I love the power of the pause. In the midst of the vagaries of life, I often forget to pause. A whirring inner engine, some very authoritative part of me revs up... mind chatter escalating as the tide of the stressors of the day wash in and over me. I seem to go faster. My mind, my body racing and numbing all at the same time. Its inherently unconscious nature allows ugly feelings to brew within. Apparently I invite them to find a voice. They get louder and shriller and much like a malignancy they seem to consume my being.
Then, in Grace....
From deep Within, a small voice seems to whisper, a bubble of the Great Spirit deep in the core of my being shifts... its luminous Light pierces the darkness of the mayhem...and I re member. Pause. I become wiling to lift my head to the Light above, feeling its warmth splaying around and through me and I pray...relief floods through me..the contractions in my body begin to release. A softening of my scalp, my jaw, my neck, my shoulders, my upper arms, my chest , my belly, my thighs, my calves, my feet, my toes...the peace of surrender to what is in this moment flows through me.
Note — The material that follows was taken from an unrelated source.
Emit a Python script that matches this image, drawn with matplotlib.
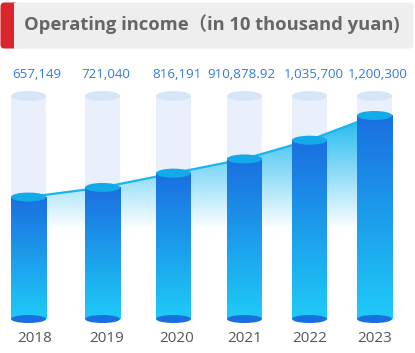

I notice that my body has been holding in, holding out, and holding on in resistance to what is.
Pause. Pray. Peace. THe power of the pause. The opening to prayer. The magical invitation to relaxing into a delicious surrender, into deep acceptance of that which I cannot change or control..Pause. Pray. Peace. The Grace of what I have come to know as the 3 P's. There are 3 more P's and they are for my heart only. Today I pray to weave the experience of the power of the pause throughout the moments and hours to come. Pause. Pray. Peace.